Mity o terrorystycznych zagrożeniach energetyki jądrowej
Co stanie się z elektrownią jądrową, gdy uderzy w nią kierowany przez terrorystów samolot?
Takie pytanie nie może dziwić, gdy ma się w pamięci widok walących się wież World Trade Center, zniszczonych w taki właśnie sposób 11 września 2001r.
By rozwiać wątpliwości i obalić mit najlepiej powołać się na wyniki badań przeprowadzonych w 1988 r. przez amerykański ośrodek badawczy Sandia National Laboratories na zlecenie japońskiej firmy Muto Institute of Structural Mechanics. W eksperymencie (tzw. teście zderzeniowym) wykorzystano wojskowy myśliwiec F-4 Phantom.
Tę dwudziestotonową maszynę rozpędzoną do szybkości 774 km/h skierowano na betonową ścianę o grubości 366 cm, podobnej do stosowanych jako osłony reaktorów jądrowych. Efekt był niesamowity: samolot rozbił się w drobny pył, a ściana pozostała nienaruszona. Film z zarejestrowanym eksperymentem można znaleźć na witrynie Sandia National Laboratories oraz w serwisie YouTube.
Historia światowej energetyki jądrowej to już ponad 60 lat.
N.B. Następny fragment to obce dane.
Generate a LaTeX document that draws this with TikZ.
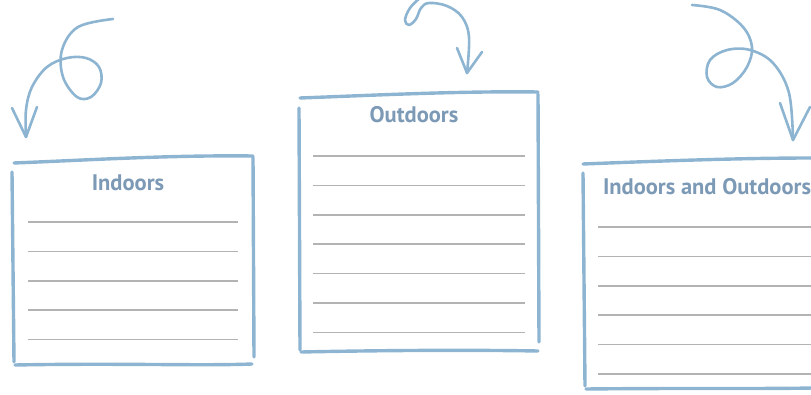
\documentclass[tikz,border=0pt]{standalone}
\usepackage{fontspec}
\setmainfont{PT Sans}
\usepackage{tikz}
\usetikzlibrary{positioning}
\definecolor{frameblue}{HTML}{8DB4D1}
\definecolor{titleblue}{HTML}{7C99B6}
\definecolor{rulegray}{HTML}{B3B3B3}

\begin{document}
\begin{tikzpicture}[x=1pt, y=-1pt,
  frame/.style={line width=3.4pt, frameblue, line cap=round, line join=round},
  curl/.style={line width=2.6pt, frameblue, line cap=round, line join=round},
  rule/.style={line width=1.5pt, rulegray},
  title/.style={font=\bfseries\fontsize{22.5}{24}\selectfont, text=titleblue, inner sep=0pt}]

  \useasboundingbox (0,0) rectangle (811,395);

  \def\d{29.4};

	%indoors box
  \draw[frame] (14,163) .. controls (90,160) and (170,155) .. (253,156);
  \draw[frame] (253,157) -- (254,357);
  \draw[frame] (12,172) -- (14,362);
  \draw[frame] (15,365) .. controls (120,363) and (200,366) .. (252,364);
  \node[title] (indoors) at (128,183) {Indoors};
    \foreach \i in {0,...,4}{
         \draw[rule] (28,222+\i*\d) -- (238,222+\i*\d);
    }

	%outdoors box
  \draw[frame] (300,98) .. controls (380,95) and (460,91) .. (538,92);
  \draw[frame] (538,94) -- (539,342);
  \draw[frame] (299,108) -- (300,350);
  \draw[frame] (301,352) .. controls (400,350) and (480,350) .. (538,351);
  \node[title] (outdoors) at (414,115) {Outdoors};
    \foreach \i in {0,...,6}{
         \draw[rule] (313,156+\i*\d) -- (525,156+\i*\d);
    }

	%both box
  \draw[frame] (583,164) .. controls (660,161) and (740,158) .. (813,158);
  \draw[frame] (583,173) -- (585,386);
  \draw[frame] (586,389) .. controls (680,388) and (760,389) .. (813,388);
  \node[title] (both) at (707,187) {Indoors and Outdoors};
    \foreach \i in {0,...,5}{
         \draw[rule] (598,227+\i*\d) -- (813,227+\i*\d);
    }

	%curly arrows
  \coordinate (tipA) at (26,137);
  \coordinate (tipB) at (467,73);
  \coordinate (tipC) at (793,140);

  \draw[curl] plot[smooth, tension=0.6] coordinates {(113,19) (78,27) (62,50) (63,77) (77,97) (91,97) (101,83) (99,67) (86,58) (67,58) (47,67) (32,87) (26,110) (tipA)};
  \draw[curl] (12,108) -- (tipA) -- (37,107);

  \draw[curl] plot[smooth, tension=0.6] coordinates {(421,-3) (410,8) (405,20) (409,25) (416,19) (421,8) (429,3) (447,6) (462,17) (469,37) (tipB)};
  \draw[curl] (457,48) -- (tipB) -- (482,52);

  \draw[curl] plot[smooth, tension=0.6] coordinates {(692,5) (720,10) (743,27) (752,47) (747,67) (733,83) (717,87) (707,77) (710,60) (727,50) (750,50) (773,63) (789,93) (tipC)};
  \draw[curl] (780,103) -- (tipC) -- (810,107);

\end{tikzpicture}
\end{document}
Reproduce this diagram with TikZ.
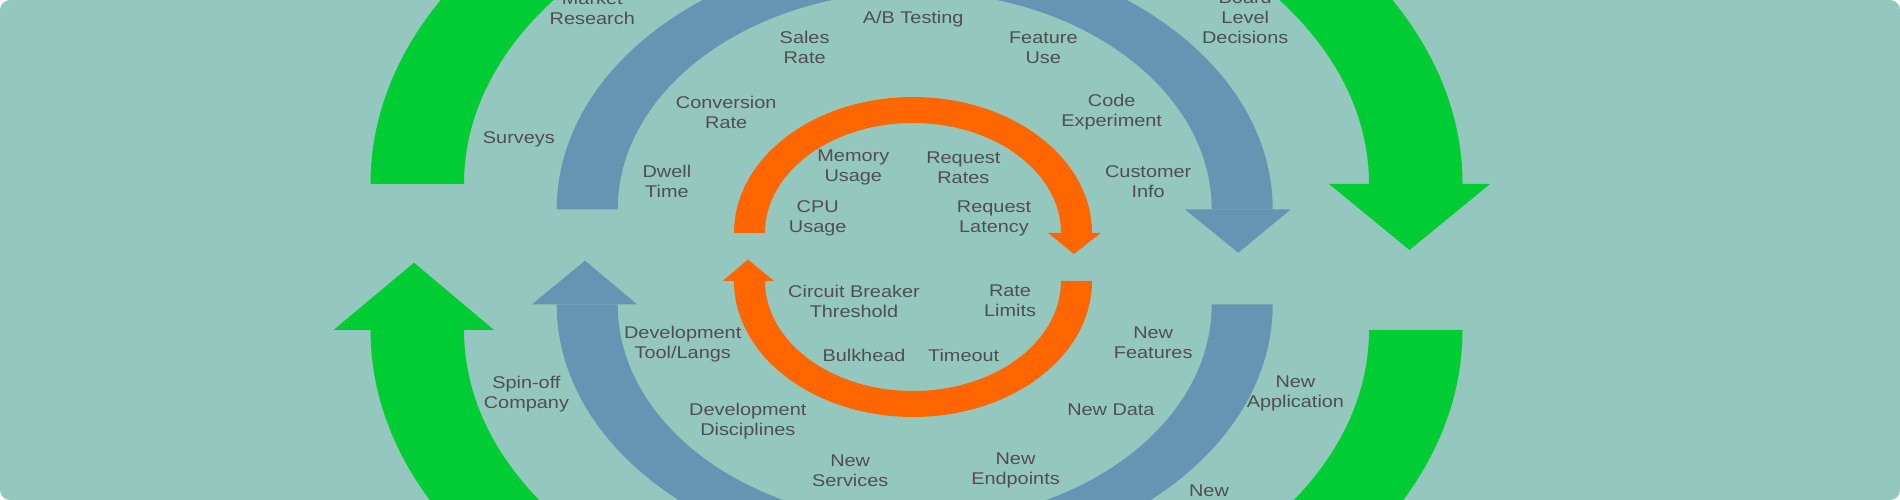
\documentclass[tikz,border=0pt]{standalone}
\usepackage{fontspec}
\setmainfont{Liberation Sans}
\definecolor{bgc}{HTML}{94C8BE}
\definecolor{grn}{HTML}{00CC33}
\definecolor{blu}{HTML}{6695B3}
\definecolor{org}{HTML}{FF6600}
\definecolor{txt}{HTML}{4F4F4F}
\tikzset{
  lbl/.style={font=\fontsize{17}{20}\selectfont, text=txt, align=center, inner sep=0pt, xscale=1.17},
}
\begin{document}
\begin{tikzpicture}[x=1pt,y=1pt]
\useasboundingbox (0,0) rectangle (1900,500);
\fill[white] (0,0) rectangle (1900,500);
\fill[bgc, rounded corners=10pt] (0,0) rectangle (1900,500);
\begin{scope}
\clip[rounded corners=10pt] (0,0) rectangle (1900,500);
% green ring
\fill[grn] (370.5,316) arc[start angle=180, end angle=0, x radius=546, y radius=375]
  -- (1369,316) arc[start angle=0, end angle=180, x radius=452.5, y radius=308] -- cycle;
\fill[grn] (1329,316) -- (1490,316) -- (1409.5,250) -- cycle;
\fill[grn] (1462.5,170) arc[start angle=0, end angle=-180, x radius=546, y radius=375]
  -- (464,170) arc[start angle=180, end angle=360, x radius=452.5, y radius=308] -- cycle;
\fill[grn] (333.5,170) -- (494,170) -- (414,237.3) -- cycle;
% blue ring
\fill[blu] (556.7,290.5) arc[start angle=180, end angle=0, x radius=358, y radius=260]
  -- (1211.7,290.5) arc[start angle=0, end angle=180, x radius=297, y radius=218] -- cycle;
\fill[blu] (1185,290.5) -- (1290.7,290.5) -- (1238.3,247.3) -- cycle;
\fill[blu] (1272.7,195.5) arc[start angle=0, end angle=-180, x radius=358, y radius=260]
  -- (617.7,195.5) arc[start angle=180, end angle=360, x radius=297, y radius=218] -- cycle;
\fill[blu] (531.7,195.5) -- (637.3,195.5) -- (585,239.3) -- cycle;
% orange ring
\fill[org] (734,267) arc[start angle=180, end angle=0, x radius=179, y radius=136]
  -- (1061,267) arc[start angle=0, end angle=180, x radius=148, y radius=110] -- cycle;
\fill[org] (1048,267) -- (1100.7,267) -- (1074,246) -- cycle;
\fill[org] (1092,219) arc[start angle=0, end angle=-180, x radius=179, y radius=136]
  -- (765,219) arc[start angle=180, end angle=360, x radius=148, y radius=110] -- cycle;
\fill[org] (722.7,219) -- (774,219) -- (748,240.5) -- cycle;
% labels
\node[lbl] (mr) at (592.3,491.7) {Market\\Research};
\node[lbl] (sv) at (518.9,360.7) {Surveys};
\node[lbl] (so) at (526.4,106.3) {Spin-off\\Company};
\node[lbl] (sr) at (804.6,452.7) {Sales\\Rate};
\node[lbl] (ab) at (913.2,480.7) {A/B Testing};
\node[lbl] (fu) at (1043.3,452.7) {Feature\\Use};
\node[lbl] (bl) at (1245.2,482.3) {Board\\Level\\Decisions};
\node[lbl] (cr) at (726.2,388) {Conversion\\Rate};
\node[lbl] (ce) at (1111.7,388) {Code\\Experiment};
\node[lbl] (dt) at (666.9,318.3) {Dwell\\Time};
\node[lbl] (ci) at (1148.2,318.3) {Customer\\Info};
\node[lbl] (mu) at (853.3,332.3) {Memory\\Usage};
\node[lbl] (rr) at (963.3,332.3) {Request\\Rates};
\node[lbl] (cpu) at (817.7,281.3) {CPU\\Usage};
\node[lbl] (rl) at (994,281.3) {Request\\Latency};
\node[lbl] (cb) at (854,199) {Circuit Breaker\\Threshold};
\node[lbl] (rlim) at (1010,199) {Rate\\Limits};
\node[lbl] (bh) at (864,144.7) {Bulkhead};
\node[lbl] (to) at (963.7,144.7) {Timeout};
\node[lbl] (dtl) at (682.7,156.3) {Development\\Tool/Langs};
\node[lbl] (nf) at (1153.2,157) {New\\Features};
\node[lbl] (dd) at (747.8,79.2) {Development\\Disciplines};
\node[lbl] (nd) at (1110.9,90) {New Data};
\node[lbl] (na) at (1295.4,107) {New\\Application};
\node[lbl] (ns) at (850.2,29) {New\\Services};
\node[lbl] (ne) at (1015.5,29.2) {New\\Endpoints};
\node[lbl] (nw) at (1209,9.3) {New};
\end{scope}
\end{tikzpicture}
\end{document}
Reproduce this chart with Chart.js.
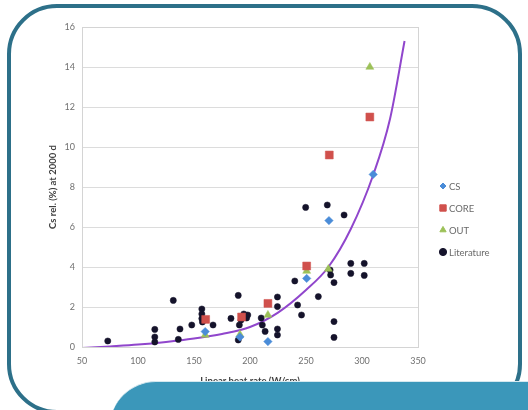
<!DOCTYPE html>
<html>
<head>
<meta charset="utf-8">
<script src="https://cdn.jsdelivr.net/npm/chart.js@4.4.1/dist/chart.umd.min.js"></script>
<style>
  html, body { margin: 0; padding: 0; background: #fff; }
  #wrap { position: relative; width: 528px; height: 410px; overflow: hidden; background: #fff; }
  #frame {
    position: absolute; left: 7px; top: 4px; width: 515px; height: 410px;
    box-sizing: border-box; border: 4px solid #2d7089; border-radius: 50px;
  }
  #panel {
    position: absolute; left: 110px; top: 381px; width: 440px; height: 60px;
    background: #3b97ba; border-top-left-radius: 46px; border-top: 1px solid #d5e8ef;
  }
  canvas { position: absolute; left: 0; top: 0; }
</style>
</head>
<body>
<div id="wrap">
  <div id="frame"></div>
  <canvas id="c" width="528" height="410"></canvas>
  <div id="panel"></div>
</div>
<script>
// Series names (legend order)
const seriesNames = ['CS', 'CORE', 'OUT', 'Literature'];

// CS measurements
const csX = [160, 191, 216, 250.6, 270.5, 310];
const csY = [0.77, 0.5, 0.27, 3.43, 6.32, 8.63];

// CORE measurements
const coreX = [160.4, 192.5, 216, 250.6, 270.8, 307];
const coreY = [1.38, 1.5, 2.18, 4.05, 9.6, 11.5];

// OUT measurements
const outX = [160, 191, 216, 250.6, 270, 307];
const outY = [0.6, 0.62, 1.6, 3.8, 3.9, 14.0];

// Literature data
const litX = [73, 115, 115, 115, 131.5, 136, 137.5, 148, 157, 157, 157, 157.5, 167, 183,
              189.5, 189.5, 190.5, 192, 194.5, 197, 198, 210, 211, 213.5, 224.5, 224.5,
              224.5, 224.5, 240, 242.5, 246, 249.7, 261, 269, 271.5, 272, 275, 275, 275,
              284, 290, 290, 302, 302];
const litY = [0.3, 0.88, 0.5, 0.25, 2.33, 0.38, 0.9, 1.1, 1.9, 1.65, 1.42, 1.25, 1.1, 1.43,
              2.58, 0.35, 1.1, 1.35, 1.65, 1.45, 1.6, 1.45, 1.1, 0.78, 2.5, 2.02,
              0.9, 0.6, 3.3, 2.1, 1.6, 6.98, 2.52, 7.1, 3.85, 3.6, 3.22, 1.27, 0.48,
              6.6, 4.18, 3.68, 4.18, 3.58];

// Trend curve through the data
const fitX = [50, 75, 100, 125, 150, 175, 200, 225, 250, 270, 290, 310, 325, 338];
const fitY = [-0.05, 0.03, 0.12, 0.25, 0.42, 0.65, 1.0, 1.72, 2.85, 4.0, 5.9, 8.6, 11.4, 15.3];

// Axis ticks
const xTicks = [50, 100, 150, 200, 250, 300, 350];
const yTicks = [0, 2, 4, 6, 8, 10, 12, 14, 16];

const xTitle = 'Linear heat rate (W/cm)';
const yTitle = 'Cs rel. (%) at 2000 d';

const pts = (xs, ys) => xs.map((x, i) => ({ x: x, y: ys[i] }));

Chart.defaults.font.family = 'Lato, "Liberation Sans", sans-serif';

const styles = [
  { pointStyle: 'rectRot', radius: 4.2, color: '#4a8cd8', legendRadius: 3 },
  { pointStyle: 'rect', radius: 5.6, color: '#d0504c', legendRadius: 4.5 },
  { pointStyle: 'triangle', radius: 4.6, color: '#9cc158', legendRadius: 3.6 },
  { pointStyle: 'circle', radius: 3.1, color: '#15132b', legendRadius: 3.6 }
];
const seriesData = [pts(csX, csY), pts(coreX, coreY), pts(outX, outY), pts(litX, litY)];

const datasets = seriesNames.map((name, i) => ({
  label: name,
  data: seriesData[i],
  pointStyle: styles[i].pointStyle,
  pointRadius: styles[i].radius,
  pointHoverRadius: styles[i].radius,
  backgroundColor: styles[i].color,
  borderColor: styles[i].color,
  borderWidth: 0.5,
  showLine: false
}));
datasets.push({
  label: 'trend',
  data: pts(fitX, fitY),
  showLine: true,
  pointRadius: 0,
  borderColor: '#9046cc',
  borderWidth: 2,
  cubicInterpolationMode: 'monotone',
  fill: false
});

// Plot-area frame and the side legend
const plotDecor = {
  id: 'plotDecor',
  beforeDatasetsDraw(chart) {
    const { ctx, chartArea: a } = chart;
    ctx.save();
    ctx.strokeStyle = '#d4d4d4';
    ctx.lineWidth = 1;
    ctx.strokeRect(Math.round(a.left) + 0.5, Math.round(a.top) + 0.5,
                   Math.round(a.right - a.left), Math.round(a.bottom - a.top));
    ctx.restore();
  },
  afterDraw(chart) {
    const ctx = chart.ctx;
    const mx = chart.chartArea.right + 25;
    const y0 = 186, step = 22;
    ctx.save();
    ctx.font = '9.5px Lato, "Liberation Sans", sans-serif';
    ctx.textBaseline = 'middle';
    ctx.textAlign = 'left';
    seriesNames.forEach((name, i) => {
      const y = y0 + i * step;
      ctx.fillStyle = styles[i].color;
      ctx.strokeStyle = styles[i].color;
      Chart.helpers.drawPoint(ctx, { pointStyle: styles[i].pointStyle, radius: styles[i].legendRadius, borderWidth: 0.5, rotation: 0 }, mx, y);
      ctx.fillStyle = '#6a6a6a';
      ctx.fillText(name, mx + 6, y + 0.5);
    });
    ctx.restore();
  }
};

new Chart(document.getElementById('c'), {
  type: 'scatter',
  data: { datasets: datasets },
  options: {
    responsive: false,
    animation: false,
    layout: { padding: { left: 40, top: 27, right: 110, bottom: 0 } },
    plugins: { legend: { display: false }, tooltip: { enabled: false } },
    scales: {
      x: {
        type: 'linear', min: 50, max: 350,
        afterBuildTicks: s => { s.ticks = xTicks.map(v => ({ value: v })); },
        afterFit: s => { s.height = 63; },
        grid: { display: false, drawTicks: false },
        border: { display: true, color: '#c9c9c9' },
        ticks: { color: '#707070', font: { size: 9 }, padding: 9 },
        title: { display: true, text: xTitle, color: '#404040', font: { size: 9.5, weight: 'bold' }, padding: { top: 0, bottom: 23 } }
      },
      y: {
        type: 'linear', min: 0, max: 16,
        afterBuildTicks: s => { s.ticks = yTicks.map(v => ({ value: v })); },
        afterFit: s => { s.width = 42; },
        grid: { color: '#dcdcdc', drawTicks: false },
        border: { display: true, color: '#c9c9c9' },
        ticks: { color: '#707070', font: { size: 9 }, padding: 7 },
        title: { display: true, text: yTitle, color: '#404040', font: { size: 9.5, weight: 'bold' }, padding: { top: 7, bottom: 0 } }
      }
    }
  },
  plugins: [plotDecor]
});
</script>
</body>
</html>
Na świecie działa ponad 400 reaktorów zainstalowanych w elektrowniach jądrowych. Funkcjonują też zakłady zajmujące się materiałami promieniotwórczymi, np. przetwarzające wypalone paliwo.
Warto zaznaczyć, że w tym czasie nigdzie na świecie nie doszło do ani jednego skutecznego ataku terrorystycznego na elektrownię jądrową. Jaki z tego wniosek? Zabezpieczenia antyterrorystyczne są skuteczne.